ART ARCHIVES

Nam de Plume

by

Worlds succumb to shell shock, just as people do, in The Dragon Hunt, the first story collection by Vietnamese writer Tran Vu to appear in English. From the hallucinatory title novella, a meditation on guilt and self-destruction in his native land, to the excruciating realism of the auto biographical story “The Coral Reef,” which recounts the shipwreck of a refugee boat, Vu’s concentrated, painfully graphic writing seems to fictionalize the psychic landscapes of his own scarred history.

Following the North Vietnamese invasion in the ’70s, Vu and his brother attempted to escape 15 times, and eventually succeeded after numerous roadblocks, bribes, and other horrors. (Their father died, and their mother was left behind.) For his characters, loss and cruelty are the standards by which to measure experience, and love is bound by the erotics of pain. Even seemingly innocuous phenomena are reminders of violence—rice wine is like “fetid blood, hot, bitter,” and the sound of a girl walking in clogs is like “the blows of butchers’ cleavers on the day of a funeral banquet.” Such grim intensity can be unsettling, but Vu’s an unusually daring writer, who is equally persuasive whether working in a naturalistic or a surreal vein.

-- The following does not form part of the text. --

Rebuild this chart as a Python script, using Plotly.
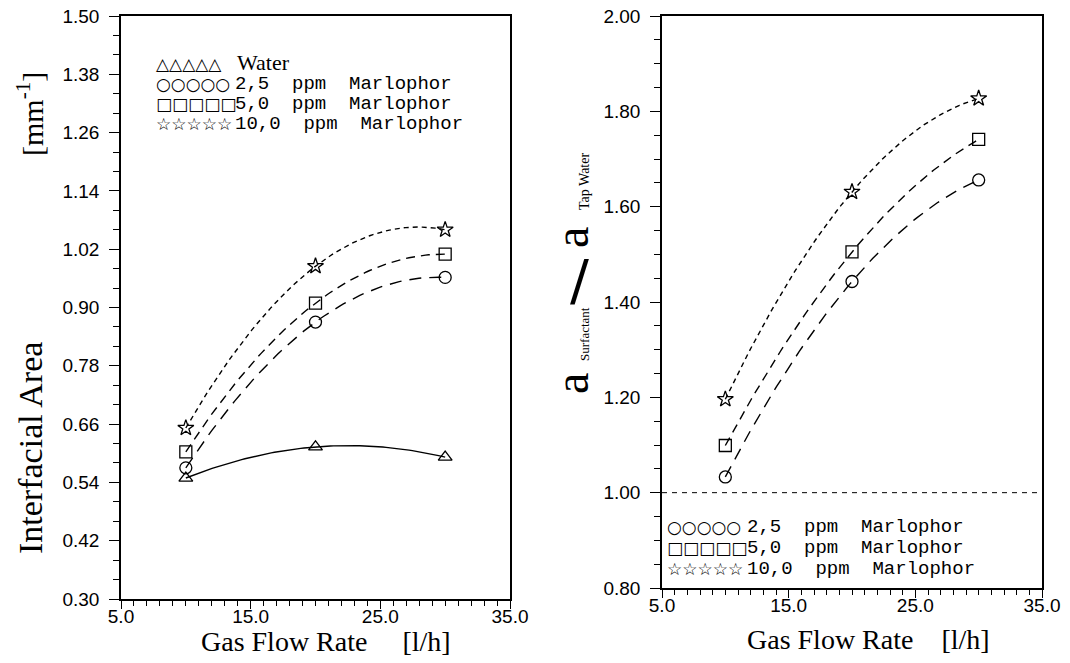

The most striking of Dragon Hunt‘s five stylistically different stories is perhaps the deliberately unliterary “Coral Reef”—20 pages of
diary entries detailing the thirst, drownings, and nautical disasters that plague a group of refugees escaping in an overloaded boat. The story slams to a close in medias res; Vu’s vision has no room for happy endings.

While “The Coral Reef” zooms in on a life-and-death struggle, most of the other narratives explore the aftermath of such ordeals. In the harrowing “Gunboat on the Yangtze,” for example, two refugee siblings who have been horribly wounded—one physically, the other psychically—seek comfort in incest. Vivid sensory detail brews a menacing atmosphere—the brother’s cello sings out a “shrill, razor-sharp sound, like a sliver of glass ripping through flesh.”

Vu can veil his themes as deftly as he states them, and in the last two stories (“Dragon Hunt” and “Nha Nam”) he uses whimsy—including a group cameo by a flock of adorable dragons tossing flames “light as eggshells”—to hint at the anguished subtext. Though they contain no description of literal atrocities, only dreamlike pictures (the dragons dying in a hail of machine gun fire, for example), the stories point to a culture’s devastation, a catastrophe that has marked survivors with “the stamp of our era, the seal of death, the indelible proof of a reality erased, discarded by history.” Nowhere in the volume does Vu depict this devastation overtly, and the settings are too vague or too surreal to give most Western readers a clear picture of Vietnam. Nevertheless, the constant stream of violent images and references—a character’s allusion to being raped at sea, another’s fondness for recounting mass murders from ancient Vietnam—connect the stories to Vu’s bleak outlook on the history of a country he escaped, but which haunts his imagination.